The cryptocurrency market’s recent volatility stems from a confluence of technical and fundamental forces. A sudden US$1.2 billion sell surge on Binance triggered a flash crash below US$78,000 on April 27. This event forced US$114.78 million in BTC liquidations over 24 hours, with longs accounting for US$108.19 million of that total.

Perpetual funding rates plunged to -0.004 per cent, one of the most negative readings on record. These data points to a market that had become overcrowded with bullish leverage, and the subsequent flush, while painful, represents a healthy reset of positioning. The drop was less about a new negative catalyst and more about clearing excess speculation, creating a cleaner foundation for the next move.

This technical reset coincided with renewed macro and geopolitical pressure. Surging oil prices above US$100 per barrel, fuelled by stalled ceasefire negotiations between the US and Iran, reignited inflation fears ahead of the Federal Reserve’s policy meeting. In this environment, Bitcoin, showing a 71 per cent 24-hour correlation with gold, traded decisively as a macro asset.

Its short-term direction remains tethered to traditional market concerns over rates and liquidity. This correlation is not a permanent state but rather a reflection of current risk sentiment, with all assets weighed against the backdrop of potential monetary policy shifts and geopolitical instability.

The immediate technical test for Bitcoin is the US$77,000 support level, which coincides with the 23.6 per cent Fibonacci retracement. If buyers defend this zone, a short squeeze could propel BTC back toward the US$80,000-US$81,000 resistance. The key near-term trigger remains the Fed’s policy statement and Chair Powell’s press conference, which concludes on April 29.

A dovish tilt could catalyse a rally across risk assets, while a hawkish hold may extend the pullback toward the next key support at US$76,062. The structure appears bearish in the very short term, but a reclaim of US$78,000 could quickly shift sentiment. Watching the price reaction at US$77,000 alongside the Fed’s updated economic projections will provide critical clues.

Market pressure intensified on Tuesday, 28 April 2026, following a sophisticated hack targeting infrastructure linked to Kelp DAO. The theft of approximately 116,500 rsETH tokens, valued at around US$300 million, triggered a massive run on the leading lender Aave, resulting in a US$9 billion liquidity drain. This event rattled investor confidence and amplified the prevailing risk-off sentiment.

Bitcoin traded around US$76,852, down 1.79 per cent for the day, having dropped on 4 of the past 5 days but still up 19 per cent since the start of the conflict in late February. Ethereum consolidated near US$2,321, facing resistance at US$2,360 as retail traders exited while larger holders accumulated. The Fear and Greed Index at 33, reflecting Fear, captures the significant caution now pervading the market.

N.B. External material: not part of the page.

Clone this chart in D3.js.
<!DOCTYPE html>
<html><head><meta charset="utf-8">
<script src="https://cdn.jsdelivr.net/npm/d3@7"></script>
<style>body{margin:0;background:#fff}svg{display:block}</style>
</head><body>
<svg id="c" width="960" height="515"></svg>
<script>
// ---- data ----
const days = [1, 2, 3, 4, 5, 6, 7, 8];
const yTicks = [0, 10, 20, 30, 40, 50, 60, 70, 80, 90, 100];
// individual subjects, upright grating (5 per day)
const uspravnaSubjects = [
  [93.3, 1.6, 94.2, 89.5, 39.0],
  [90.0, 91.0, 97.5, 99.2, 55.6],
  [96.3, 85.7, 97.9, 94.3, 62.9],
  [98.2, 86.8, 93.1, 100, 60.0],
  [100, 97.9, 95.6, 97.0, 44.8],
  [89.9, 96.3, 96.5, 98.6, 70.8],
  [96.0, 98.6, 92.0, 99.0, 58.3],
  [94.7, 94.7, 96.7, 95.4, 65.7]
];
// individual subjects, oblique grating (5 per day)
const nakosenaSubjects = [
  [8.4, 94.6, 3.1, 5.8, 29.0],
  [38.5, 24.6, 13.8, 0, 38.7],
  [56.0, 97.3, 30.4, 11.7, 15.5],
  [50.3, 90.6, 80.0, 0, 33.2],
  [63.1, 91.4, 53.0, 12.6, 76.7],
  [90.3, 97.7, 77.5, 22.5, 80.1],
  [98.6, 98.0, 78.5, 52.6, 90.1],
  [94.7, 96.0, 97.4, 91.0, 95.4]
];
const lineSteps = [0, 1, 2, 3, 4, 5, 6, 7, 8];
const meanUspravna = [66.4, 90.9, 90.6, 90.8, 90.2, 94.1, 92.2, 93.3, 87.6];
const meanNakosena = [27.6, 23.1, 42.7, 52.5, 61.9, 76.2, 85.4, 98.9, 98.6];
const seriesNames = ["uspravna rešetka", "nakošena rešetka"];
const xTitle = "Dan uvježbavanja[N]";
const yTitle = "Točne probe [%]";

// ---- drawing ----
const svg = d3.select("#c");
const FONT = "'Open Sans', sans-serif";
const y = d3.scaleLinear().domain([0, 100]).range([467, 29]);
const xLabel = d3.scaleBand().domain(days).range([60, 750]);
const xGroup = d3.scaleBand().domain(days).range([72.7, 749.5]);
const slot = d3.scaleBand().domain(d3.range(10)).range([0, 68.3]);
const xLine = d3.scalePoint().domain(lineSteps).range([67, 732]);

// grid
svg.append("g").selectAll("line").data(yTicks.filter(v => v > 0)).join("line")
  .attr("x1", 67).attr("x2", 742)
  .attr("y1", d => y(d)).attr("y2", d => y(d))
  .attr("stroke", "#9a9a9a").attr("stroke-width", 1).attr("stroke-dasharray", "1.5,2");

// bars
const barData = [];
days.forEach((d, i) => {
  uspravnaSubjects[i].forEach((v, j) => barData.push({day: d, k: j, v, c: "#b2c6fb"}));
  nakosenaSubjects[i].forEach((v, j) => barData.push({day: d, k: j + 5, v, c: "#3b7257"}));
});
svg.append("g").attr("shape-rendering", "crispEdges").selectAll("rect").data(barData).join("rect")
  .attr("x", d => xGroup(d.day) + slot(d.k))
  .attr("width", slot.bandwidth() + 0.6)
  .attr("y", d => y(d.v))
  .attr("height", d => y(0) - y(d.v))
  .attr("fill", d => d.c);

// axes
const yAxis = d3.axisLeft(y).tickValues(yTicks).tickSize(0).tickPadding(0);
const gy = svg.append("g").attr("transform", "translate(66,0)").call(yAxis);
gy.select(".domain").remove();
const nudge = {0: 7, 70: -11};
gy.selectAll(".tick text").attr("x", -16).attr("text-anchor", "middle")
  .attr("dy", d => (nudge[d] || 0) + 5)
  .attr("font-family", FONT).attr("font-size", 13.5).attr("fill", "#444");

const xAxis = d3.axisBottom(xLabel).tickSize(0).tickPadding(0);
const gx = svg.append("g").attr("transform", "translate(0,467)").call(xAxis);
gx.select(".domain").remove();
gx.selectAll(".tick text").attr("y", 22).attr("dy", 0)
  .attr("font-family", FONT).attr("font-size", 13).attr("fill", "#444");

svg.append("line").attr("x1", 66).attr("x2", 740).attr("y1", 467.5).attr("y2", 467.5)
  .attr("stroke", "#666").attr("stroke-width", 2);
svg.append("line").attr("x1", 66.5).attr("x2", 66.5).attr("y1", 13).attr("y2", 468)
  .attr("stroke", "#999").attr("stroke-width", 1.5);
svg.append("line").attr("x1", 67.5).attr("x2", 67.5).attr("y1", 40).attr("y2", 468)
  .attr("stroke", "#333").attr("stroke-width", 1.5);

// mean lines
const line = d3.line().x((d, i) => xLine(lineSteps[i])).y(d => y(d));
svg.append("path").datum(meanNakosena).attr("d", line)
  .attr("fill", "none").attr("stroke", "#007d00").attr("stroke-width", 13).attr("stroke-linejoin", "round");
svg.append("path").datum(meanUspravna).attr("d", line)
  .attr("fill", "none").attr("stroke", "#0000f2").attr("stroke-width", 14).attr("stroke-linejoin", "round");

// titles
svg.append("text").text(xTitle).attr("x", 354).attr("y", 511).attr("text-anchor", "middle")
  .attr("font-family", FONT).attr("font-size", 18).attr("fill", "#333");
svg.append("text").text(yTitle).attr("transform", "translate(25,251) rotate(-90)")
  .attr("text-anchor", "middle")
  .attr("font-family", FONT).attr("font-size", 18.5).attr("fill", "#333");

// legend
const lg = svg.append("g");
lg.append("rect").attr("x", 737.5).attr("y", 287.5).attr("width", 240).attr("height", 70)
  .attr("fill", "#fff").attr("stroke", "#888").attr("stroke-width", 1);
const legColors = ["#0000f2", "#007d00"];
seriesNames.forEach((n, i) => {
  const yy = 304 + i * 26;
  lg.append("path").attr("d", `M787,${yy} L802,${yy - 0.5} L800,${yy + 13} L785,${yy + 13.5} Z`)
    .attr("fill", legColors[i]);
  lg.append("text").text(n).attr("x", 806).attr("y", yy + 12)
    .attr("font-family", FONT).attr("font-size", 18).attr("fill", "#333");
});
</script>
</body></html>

Broader regulatory and institutional developments continue to shape the landscape. The CLARITY Act is advancing, with Senator Cynthia Lummis announcing it will head to markup in May, a potential step toward clearer digital asset rules in the United States.

Simultaneously, the US Treasury updated sanctions to include new crypto addresses tied to the Central Bank of Iran, highlighting the ongoing intersection of geopolitics and digital finance. Despite the volatility, institutional demand shows resilience, as evidenced by BlackRock’s Bitcoin ETF options reaching record open interest. This signals that sophisticated capital views current weakness as a potential entry point, providing a stabilising counterweight to short-term panic.

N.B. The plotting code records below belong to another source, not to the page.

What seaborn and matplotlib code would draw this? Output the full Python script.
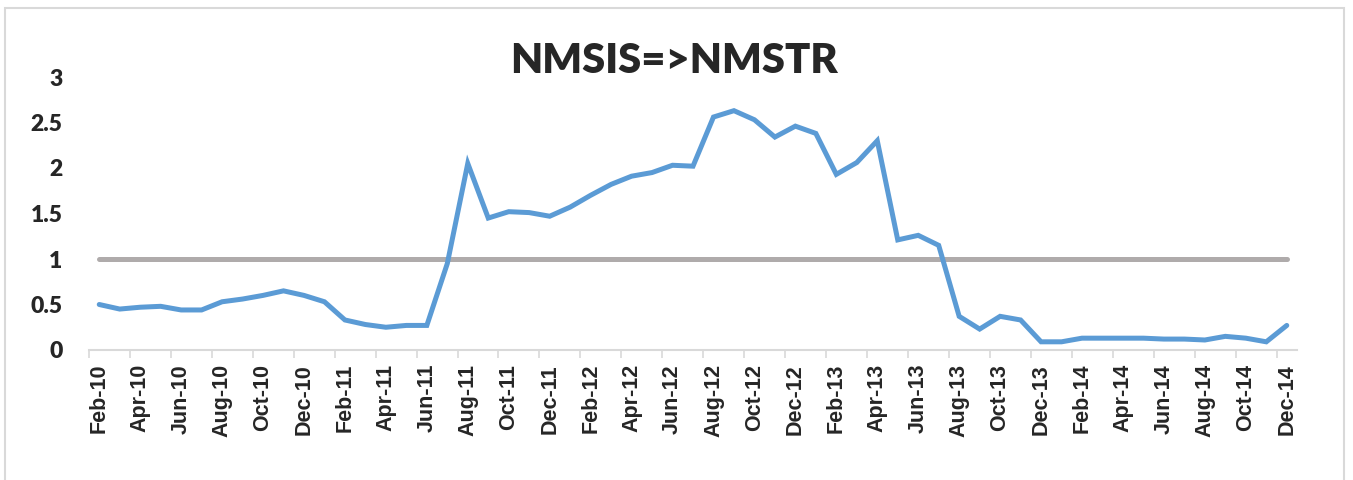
import matplotlib
matplotlib.use("Agg")
import matplotlib.pyplot as plt
from matplotlib.patches import Rectangle
import seaborn as sns
import pandas as pd
import numpy as np

# monthly labels Feb-10 .. Dec-14
months = ["Jan", "Feb", "Mar", "Apr", "May", "Jun",
          "Jul", "Aug", "Sep", "Oct", "Nov", "Dec"]
dates = [f"{months[m]}-{y:02d}" for y in range(10, 15) for m in range(12)][1:]

# values
nmsis_nmstr = [0.50, 0.45, 0.47, 0.48, 0.44, 0.44, 0.53, 0.56, 0.60, 0.65,
               0.60, 0.53, 0.33, 0.28, 0.25, 0.27, 0.27, 0.95, 2.05, 1.45,
               1.52, 1.51, 1.47, 1.57, 1.70, 1.82, 1.91, 1.95, 2.03, 2.02,
               2.56, 2.63, 2.53, 2.34, 2.46, 2.38, 1.93, 2.06, 2.30, 1.21,
               1.26, 1.15, 0.37, 0.23, 0.37, 0.33, 0.09, 0.09, 0.13, 0.13,
               0.13, 0.13, 0.12, 0.12, 0.11, 0.15, 0.13, 0.09, 0.27]
threshold = [1.0] * len(dates)

df = pd.DataFrame({"pos": np.arange(len(dates)), "date": dates,
                   "value": nmsis_nmstr, "threshold": threshold})

sns.set_style("white")
fig = plt.figure(figsize=(13.53, 4.80), dpi=100)
ax = fig.add_axes([89 / 1353, 1 - 350 / 480, (1297 - 89) / 1353, (350 - 77) / 480])

# outer chart frame
fig.patches.append(Rectangle((5 / 1353, -0.05), (1344 - 5) / 1353, 1 - 8 / 480 + 0.05,
                             transform=fig.transFigure, fill=False,
                             edgecolor="#d9d9d9", linewidth=1.5))

sns.lineplot(data=df, x="pos", y="threshold", ax=ax, color="#afabab",
             linewidth=3.6, solid_capstyle="round")
sns.lineplot(data=df, x="pos", y="value", ax=ax, color="#5b9bd5",
             linewidth=3.6, solid_capstyle="round", solid_joinstyle="miter")

ax.set_xlim(-0.5, len(dates) - 0.5)
ax.set_ylim(0, 3)
ax.set_xlabel("")
ax.set_ylabel("")

ax.set_yticks([0, 0.5, 1, 1.5, 2, 2.5, 3])
ax.set_yticklabels(["0", "0.5", "1", "1.5", "2", "2.5", "3"],
                   fontsize=16.5, fontweight="heavy", family=["Lato", "DejaVu Sans"])
ax.tick_params(axis="y", length=0, pad=19)

ax.set_xticks(df["pos"][::2])
ax.set_xticklabels(df["date"][::2], rotation=90, fontsize=15.5,
                   fontweight="bold", family=["Liberation Sans", "DejaVu Sans"])
ax.set_xticks(np.arange(-0.5, len(dates) - 1, 2), minor=True)
ax.tick_params(axis="x", which="major", length=0, pad=10)
ax.tick_params(axis="x", which="minor", length=6, width=1.2, color="#d9d9d9",
               direction="out", bottom=True)

for side in ["top", "right", "left"]:
    ax.spines[side].set_visible(False)
ax.spines["bottom"].set_color("#d9d9d9")
ax.spines["bottom"].set_linewidth(1.5)

fig.text(674 / 1353, 1 - 61 / 480, "NMSIS=>NMSTR", ha="center", va="center",
         fontsize=30, fontweight="heavy", family=["Lato", "DejaVu Sans"])

fig.savefig("out.png", dpi=100)
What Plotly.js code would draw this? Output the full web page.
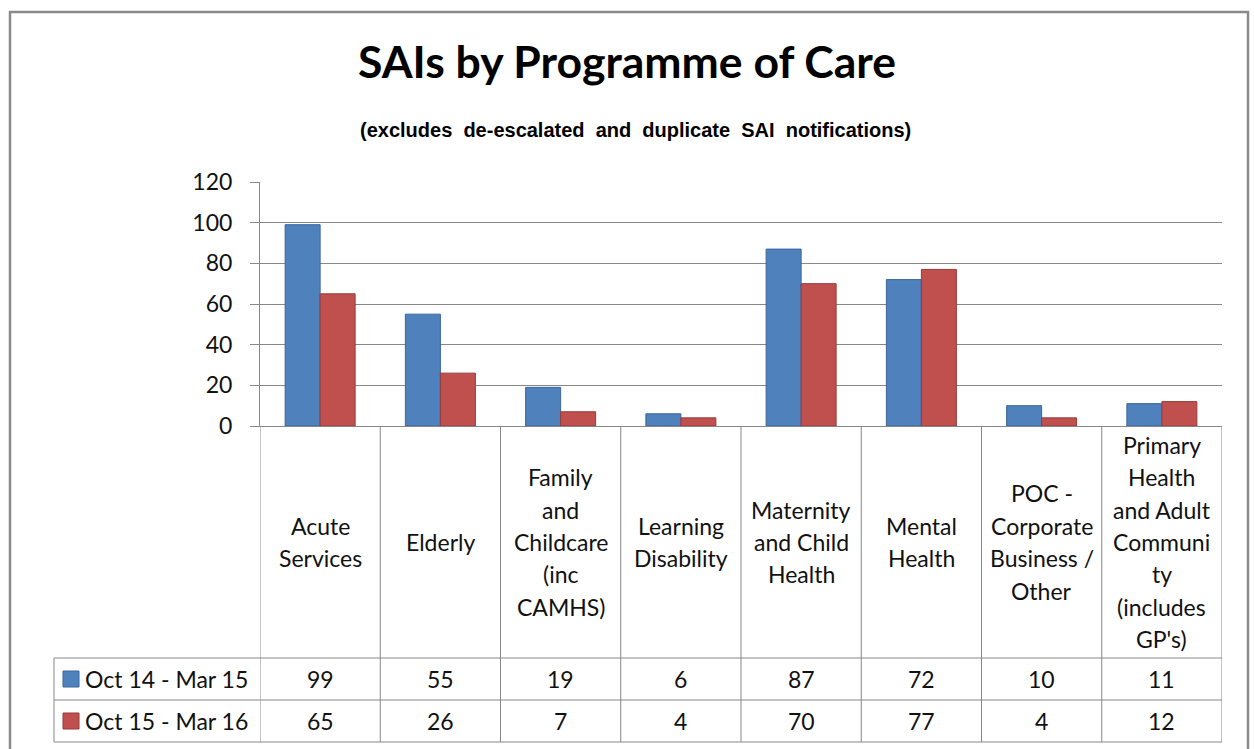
<!DOCTYPE html>
<html>
<head>
<meta charset="utf-8">
<script src="https://cdn.plot.ly/plotly-3.0.1.min.js"></script>
<style>html,body{margin:0;padding:0;background:#fff;}#chart{width:1254px;height:749px;}</style>
</head>
<body>
<div id="chart"></div>
<script>
// ---- data ----
const categories = ['Acute<br>Services', 'Elderly', 'Family<br>and<br>Childcare<br>(inc<br>CAMHS)', 'Learning<br>Disability', 'Maternity<br>and Child<br>Health', 'Mental<br>Health', 'POC -<br>Corporate<br>Business /<br>Other', 'Primary<br>Health<br>and Adult<br>Communi<br>ty<br>(includes<br>GP\'s)'];
const seriesNames = ['Oct 14 - Mar 15', 'Oct 15 - Mar 16'];
const oct14Mar15 = [99, 55, 19, 6, 87, 72, 10, 11];
const oct15Mar16 = [65, 26, 7, 4, 70, 77, 4, 12];
const yTicks = [0, 20, 40, 60, 80, 100, 120];
const titleText = 'SAIs by Programme of Care';
const subtitleText = '(excludes de-escalated and duplicate SAI notifications)';

// ---- layout constants ----
const W = 1254, H = 749;
const L = 260, R = 1222, T = 182, B = 426;
const plotH = B - T;
const py = p => (B - p) / plotH;          // pixel y -> paper y
const px = p => (p - L) / (R - L);        // pixel x -> paper x
const fillColors = ['#4F81BD', '#C0504D'];
const lineColors = ['#3A6699', '#953B39'];
const seriesVals = [oct14Mar15, oct15Mar16];
const gridCol = '#878787';
const font = 'Lato, "Open Sans", sans-serif';

const xIdx = categories.map((c, i) => i);

const traces = seriesVals.map((vals, s) => ({
  type: 'bar',
  name: seriesNames[s],
  x: xIdx,
  y: vals,
  marker: {color: fillColors[s], line: {color: lineColors[s], width: 1}},
  hoverinfo: 'skip'
}));

const shapes = [];
const annotations = [];
const rowTop = 658, rowMid = 700, rowBot = 742, leftX = 54;

// outer chart border
shapes.push({type: 'rect', xref: 'paper', yref: 'paper', x0: px(10), x1: px(1248), y0: py(12), y1: py(760),
  line: {color: '#8a8a8a', width: 2.5}, fillcolor: 'rgba(0,0,0,0)'});

// vertical category boundaries through the data table
for (let k = 0; k <= categories.length; k++) {
  shapes.push({type: 'line', xref: 'x', yref: 'paper', x0: k - 0.5, x1: k - 0.5, y0: py(B), y1: py(rowBot),
    line: {color: gridCol, width: 1}});
}
// horizontal table lines
[rowTop, rowMid, rowBot].forEach(yy => {
  shapes.push({type: 'line', xref: 'paper', yref: 'paper', x0: px(leftX), x1: 1, y0: py(yy), y1: py(yy),
    line: {color: gridCol, width: 1}});
});
shapes.push({type: 'line', xref: 'paper', yref: 'paper', x0: px(leftX), x1: px(leftX), y0: py(rowTop), y1: py(rowBot),
  line: {color: gridCol, width: 1}});

// category labels (one annotation per line for Excel-like line spacing)
const lineGap = 32.4, labelCenter = (B + rowTop) / 2;
categories.forEach((c, i) => {
  const lines = c.split('<br>');
  lines.forEach((ln, j) => {
    const yy = labelCenter + (j - (lines.length - 1) / 2) * lineGap;
    annotations.push({xref: 'x', yref: 'paper', x: i, y: py(yy), text: ln, showarrow: false,
      xanchor: 'center', yanchor: 'middle', font: {family: font, size: 23, color: '#111'}});
  });
});

// values rows + legend keys
const rowCenters = [(rowTop + rowMid) / 2, (rowMid + rowBot) / 2];
seriesVals.forEach((vals, s) => {
  vals.forEach((v, i) => {
    annotations.push({xref: 'x', yref: 'paper', x: i, y: py(rowCenters[s]), text: String(v), showarrow: false,
      xanchor: 'center', yanchor: 'middle', font: {family: font, size: 23, color: '#111'}});
  });
  annotations.push({xref: 'paper', yref: 'paper', x: px(83), y: py(rowCenters[s]), text: seriesNames[s], showarrow: false,
    xanchor: 'left', yanchor: 'middle', font: {family: font, size: 23, color: '#111'}});
  shapes.push({type: 'rect', xref: 'paper', yref: 'paper', x0: px(63), x1: px(79), y0: py(rowCenters[s] - 8), y1: py(rowCenters[s] + 8),
    fillcolor: fillColors[s], line: {color: lineColors[s], width: 1}});
});

// subtitle
annotations.push({xref: 'paper', yref: 'paper', x: px(635), y: py(130), text: subtitleText.split(' ').join(' \u00a0'),
  showarrow: false, xanchor: 'center', yanchor: 'middle',
  font: {family: '"Liberation Sans", Arial, sans-serif', size: 20, color: '#000', weight: 'bold'}});

const layout = {
  width: W, height: H,
  margin: {l: L, r: W - R, t: T, b: H - B, pad: 0},
  paper_bgcolor: '#fff', plot_bgcolor: '#fff',
  showlegend: false,
  barmode: 'group', bargap: 0.418, bargroupgap: 0,
  title: {text: '<b>' + titleText + '</b>', x: 0.5, xanchor: 'center', xref: 'container',
    y: 1 - 62 / H, yanchor: 'middle', yref: 'container',
    font: {family: font, size: 44.5, color: '#000'}},
  xaxis: {type: 'linear', range: [-0.5, categories.length - 0.5], showticklabels: false, showgrid: false,
    zeroline: false, showline: true, linecolor: gridCol, linewidth: 1, ticks: '', fixedrange: true},
  yaxis: {range: [0, 120], tickvals: yTicks, ticktext: yTicks.map(String), showgrid: true, gridcolor: gridCol, gridwidth: 1,
    zeroline: false, showline: true, linecolor: gridCol, linewidth: 1, ticks: 'outside', ticklen: 9, tickcolor: gridCol,
    ticklabelstandoff: 13, tickfont: {family: font, size: 23, color: '#111'}, fixedrange: true},
  shapes: shapes,
  annotations: annotations
};

Plotly.newPlot('chart', traces, layout, {displayModeBar: false, staticPlot: true});
</script>
</body>
</html>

These events underscore a critical inflection point for digital assets. The market is maturing, but it remains susceptible to both technical leverage flushes and external macro shocks. The Kelp DAO exploit, while severe, tests the resilience of decentralised finance protocols and the industry’s capacity for coordinated response.

The massive liquidity drain from Aave demonstrates the interconnectedness of the ecosystem, where a failure in one component can rapidly propagate throughout it. The ongoing institutional adoption, exemplified by record interest in ETF options, suggests a growing recognition of Bitcoin’s role as a strategic asset class, distinct from its speculative trading persona.